*AIM OF THE TASK*:
Everything in the listing except the pictures should be written out exactly.

*COLLECTED DATA*:
+===+
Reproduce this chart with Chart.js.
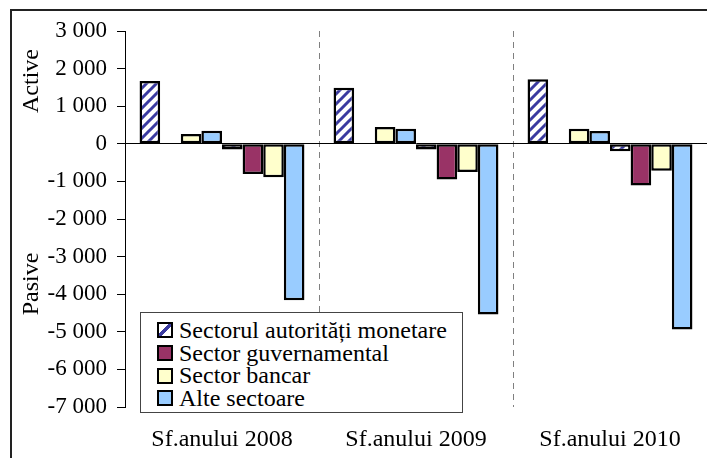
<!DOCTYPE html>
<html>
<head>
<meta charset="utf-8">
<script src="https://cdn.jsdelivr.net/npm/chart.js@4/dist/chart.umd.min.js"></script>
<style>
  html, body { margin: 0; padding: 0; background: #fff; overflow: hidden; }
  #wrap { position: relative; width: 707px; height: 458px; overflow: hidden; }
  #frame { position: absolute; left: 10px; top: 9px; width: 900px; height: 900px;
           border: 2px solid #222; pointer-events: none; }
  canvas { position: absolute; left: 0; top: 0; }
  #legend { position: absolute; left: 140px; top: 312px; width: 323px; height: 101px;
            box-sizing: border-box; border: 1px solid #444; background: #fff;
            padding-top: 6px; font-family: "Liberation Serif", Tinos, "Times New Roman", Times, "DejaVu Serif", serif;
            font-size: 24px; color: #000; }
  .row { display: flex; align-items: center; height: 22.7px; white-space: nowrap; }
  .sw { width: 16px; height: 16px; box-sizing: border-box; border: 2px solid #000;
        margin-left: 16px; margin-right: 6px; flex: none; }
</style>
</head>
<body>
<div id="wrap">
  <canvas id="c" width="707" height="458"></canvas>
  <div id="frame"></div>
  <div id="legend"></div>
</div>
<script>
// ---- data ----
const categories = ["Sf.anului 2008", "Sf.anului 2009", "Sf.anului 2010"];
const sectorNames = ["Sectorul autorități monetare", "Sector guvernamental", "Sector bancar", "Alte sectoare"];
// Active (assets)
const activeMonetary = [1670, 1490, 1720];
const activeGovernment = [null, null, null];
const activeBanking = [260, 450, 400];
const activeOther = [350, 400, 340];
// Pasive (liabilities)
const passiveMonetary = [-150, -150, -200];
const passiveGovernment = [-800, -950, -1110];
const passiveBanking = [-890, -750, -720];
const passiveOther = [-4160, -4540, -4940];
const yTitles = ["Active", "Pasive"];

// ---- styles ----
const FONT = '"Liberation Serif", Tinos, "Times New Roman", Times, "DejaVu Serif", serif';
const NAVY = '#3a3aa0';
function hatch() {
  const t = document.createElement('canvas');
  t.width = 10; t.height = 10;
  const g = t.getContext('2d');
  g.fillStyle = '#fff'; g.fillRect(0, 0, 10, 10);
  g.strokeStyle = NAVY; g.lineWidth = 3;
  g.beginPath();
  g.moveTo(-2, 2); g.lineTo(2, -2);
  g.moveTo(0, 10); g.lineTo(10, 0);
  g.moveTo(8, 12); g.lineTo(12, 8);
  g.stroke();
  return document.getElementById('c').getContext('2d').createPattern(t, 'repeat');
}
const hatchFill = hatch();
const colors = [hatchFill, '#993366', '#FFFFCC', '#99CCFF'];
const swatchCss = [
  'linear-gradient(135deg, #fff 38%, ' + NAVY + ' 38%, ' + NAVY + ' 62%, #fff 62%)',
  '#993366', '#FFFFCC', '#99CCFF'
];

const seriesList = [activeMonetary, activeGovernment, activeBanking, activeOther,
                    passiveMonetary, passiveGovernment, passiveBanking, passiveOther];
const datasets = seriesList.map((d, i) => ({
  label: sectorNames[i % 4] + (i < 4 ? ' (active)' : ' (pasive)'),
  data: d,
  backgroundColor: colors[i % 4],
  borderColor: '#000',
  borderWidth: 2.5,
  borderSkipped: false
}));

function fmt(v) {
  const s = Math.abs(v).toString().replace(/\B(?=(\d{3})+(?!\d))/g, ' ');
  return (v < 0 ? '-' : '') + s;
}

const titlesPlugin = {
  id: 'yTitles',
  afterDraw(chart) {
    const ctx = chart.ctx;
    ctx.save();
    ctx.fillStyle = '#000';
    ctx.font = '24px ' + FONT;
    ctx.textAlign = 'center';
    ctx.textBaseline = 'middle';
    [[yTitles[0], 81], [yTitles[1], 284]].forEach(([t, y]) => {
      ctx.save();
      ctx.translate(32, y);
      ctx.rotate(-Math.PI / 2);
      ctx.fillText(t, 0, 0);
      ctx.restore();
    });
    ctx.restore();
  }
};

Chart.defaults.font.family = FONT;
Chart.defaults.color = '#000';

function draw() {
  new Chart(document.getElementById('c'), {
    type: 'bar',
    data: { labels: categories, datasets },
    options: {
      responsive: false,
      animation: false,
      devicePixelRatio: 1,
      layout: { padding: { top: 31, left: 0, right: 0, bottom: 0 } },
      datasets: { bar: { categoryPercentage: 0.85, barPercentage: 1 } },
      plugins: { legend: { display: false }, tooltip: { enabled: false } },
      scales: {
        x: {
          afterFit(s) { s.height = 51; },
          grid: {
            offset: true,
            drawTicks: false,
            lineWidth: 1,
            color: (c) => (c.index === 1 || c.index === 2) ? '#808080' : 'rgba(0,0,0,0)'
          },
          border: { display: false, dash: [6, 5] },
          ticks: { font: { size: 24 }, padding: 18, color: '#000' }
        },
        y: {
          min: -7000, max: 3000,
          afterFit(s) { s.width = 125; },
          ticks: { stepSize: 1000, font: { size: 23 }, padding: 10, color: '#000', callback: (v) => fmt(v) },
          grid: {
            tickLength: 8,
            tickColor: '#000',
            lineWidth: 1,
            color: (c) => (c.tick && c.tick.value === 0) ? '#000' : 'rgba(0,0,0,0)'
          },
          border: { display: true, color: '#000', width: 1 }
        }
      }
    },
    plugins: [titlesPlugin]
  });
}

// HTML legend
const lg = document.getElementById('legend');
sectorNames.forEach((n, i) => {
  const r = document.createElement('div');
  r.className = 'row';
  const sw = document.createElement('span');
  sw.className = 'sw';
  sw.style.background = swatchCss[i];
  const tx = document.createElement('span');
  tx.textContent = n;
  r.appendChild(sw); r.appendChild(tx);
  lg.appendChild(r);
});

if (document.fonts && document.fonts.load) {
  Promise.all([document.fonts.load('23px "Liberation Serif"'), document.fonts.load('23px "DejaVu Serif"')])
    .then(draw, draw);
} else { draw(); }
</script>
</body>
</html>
+===+
*WORKED ANSWER*:
Reproduce this chart with Chart.js.
<!DOCTYPE html>
<html>
<head>
<meta charset="utf-8">
<script src="https://cdn.jsdelivr.net/npm/chart.js@4/dist/chart.umd.min.js"></script>
<style>
  html, body { margin: 0; padding: 0; background: #fff; overflow: hidden; }
  #wrap { position: relative; width: 707px; height: 458px; overflow: hidden; }
  #frame { position: absolute; left: 10px; top: 9px; width: 900px; height: 900px;
           border: 2px solid #222; pointer-events: none; }
  canvas { position: absolute; left: 0; top: 0; }
  #legend { position: absolute; left: 140px; top: 312px; width: 323px; height: 101px;
            box-sizing: border-box; border: 1px solid #444; background: #fff;
            padding-top: 6px; font-family: "Liberation Serif", Tinos, "Times New Roman", Times, "DejaVu Serif", serif;
            font-size: 24px; color: #000; }
  .row { display: flex; align-items: center; height: 22.7px; white-space: nowrap; }
  .sw { width: 16px; height: 16px; box-sizing: border-box; border: 2px solid #000;
        margin-left: 16px; margin-right: 6px; flex: none; }
</style>
</head>
<body>
<div id="wrap">
  <canvas id="c" width="707" height="458"></canvas>
  <div id="frame"></div>
  <div id="legend"></div>
</div>
<script>
// ---- data ----
const categories = ["Sf.anului 2008", "Sf.anului 2009", "Sf.anului 2010"];
const sectorNames = ["Sectorul autorități monetare", "Sector guvernamental", "Sector bancar", "Alte sectoare"];
// Active (assets)
const activeMonetary = [1670, 1490, 1720];
const activeGovernment = [null, null, null];
const activeBanking = [260, 450, 400];
const activeOther = [350, 400, 340];
// Pasive (liabilities)
const passiveMonetary = [-150, -150, -200];
const passiveGovernment = [-800, -950, -1110];
const passiveBanking = [-890, -750, -720];
const passiveOther = [-4160, -4540, -4940];
const yTitles = ["Active", "Pasive"];

// ---- styles ----
const FONT = '"Liberation Serif", Tinos, "Times New Roman", Times, "DejaVu Serif", serif';
const NAVY = '#3a3aa0';
function hatch() {
  const t = document.createElement('canvas');
  t.width = 10; t.height = 10;
  const g = t.getContext('2d');
  g.fillStyle = '#fff'; g.fillRect(0, 0, 10, 10);
  g.strokeStyle = NAVY; g.lineWidth = 3;
  g.beginPath();
  g.moveTo(-2, 2); g.lineTo(2, -2);
  g.moveTo(0, 10); g.lineTo(10, 0);
  g.moveTo(8, 12); g.lineTo(12, 8);
  g.stroke();
  return document.getElementById('c').getContext('2d').createPattern(t, 'repeat');
}
const hatchFill = hatch();
const colors = [hatchFill, '#993366', '#FFFFCC', '#99CCFF'];
const swatchCss = [
  'linear-gradient(135deg, #fff 38%, ' + NAVY + ' 38%, ' + NAVY + ' 62%, #fff 62%)',
  '#993366', '#FFFFCC', '#99CCFF'
];

const seriesList = [activeMonetary, activeGovernment, activeBanking, activeOther,
                    passiveMonetary, passiveGovernment, passiveBanking, passiveOther];
const datasets = seriesList.map((d, i) => ({
  label: sectorNames[i % 4] + (i < 4 ? ' (active)' : ' (pasive)'),
  data: d,
  backgroundColor: colors[i % 4],
  borderColor: '#000',
  borderWidth: 2.5,
  borderSkipped: false
}));

function fmt(v) {
  const s = Math.abs(v).toString().replace(/\B(?=(\d{3})+(?!\d))/g, ' ');
  return (v < 0 ? '-' : '') + s;
}

const titlesPlugin = {
  id: 'yTitles',
  afterDraw(chart) {
    const ctx = chart.ctx;
    ctx.save();
    ctx.fillStyle = '#000';
    ctx.font = '24px ' + FONT;
    ctx.textAlign = 'center';
    ctx.textBaseline = 'middle';
    [[yTitles[0], 81], [yTitles[1], 284]].forEach(([t, y]) => {
      ctx.save();
      ctx.translate(32, y);
      ctx.rotate(-Math.PI / 2);
      ctx.fillText(t, 0, 0);
      ctx.restore();
    });
    ctx.restore();
  }
};

Chart.defaults.font.family = FONT;
Chart.defaults.color = '#000';

function draw() {
  new Chart(document.getElementById('c'), {
    type: 'bar',
    data: { labels: categories, datasets },
    options: {
      responsive: false,
      animation: false,
      devicePixelRatio: 1,
      layout: { padding: { top: 31, left: 0, right: 0, bottom: 0 } },
      datasets: { bar: { categoryPercentage: 0.85, barPercentage: 1 } },
      plugins: { legend: { display: false }, tooltip: { enabled: false } },
      scales: {
        x: {
          afterFit(s) { s.height = 51; },
          grid: {
            offset: true,
            drawTicks: false,
            lineWidth: 1,
            color: (c) => (c.index === 1 || c.index === 2) ? '#808080' : 'rgba(0,0,0,0)'
          },
          border: { display: false, dash: [6, 5] },
          ticks: { font: { size: 24 }, padding: 18, color: '#000' }
        },
        y: {
          min: -7000, max: 3000,
          afterFit(s) { s.width = 125; },
          ticks: { stepSize: 1000, font: { size: 23 }, padding: 10, color: '#000', callback: (v) => fmt(v) },
          grid: {
            tickLength: 8,
            tickColor: '#000',
            lineWidth: 1,
            color: (c) => (c.tick && c.tick.value === 0) ? '#000' : 'rgba(0,0,0,0)'
          },
          border: { display: true, color: '#000', width: 1 }
        }
      }
    },
    plugins: [titlesPlugin]
  });
}

// HTML legend
const lg = document.getElementById('legend');
sectorNames.forEach((n, i) => {
  const r = document.createElement('div');
  r.className = 'row';
  const sw = document.createElement('span');
  sw.className = 'sw';
  sw.style.background = swatchCss[i];
  const tx = document.createElement('span');
  tx.textContent = n;
  r.appendChild(sw); r.appendChild(tx);
  lg.appendChild(r);
});

if (document.fonts && document.fonts.load) {
  Promise.all([document.fonts.load('23px "Liberation Serif"'), document.fonts.load('23px "DejaVu Serif"')])
    .then(draw, draw);
} else { draw(); }
</script>
</body>
</html>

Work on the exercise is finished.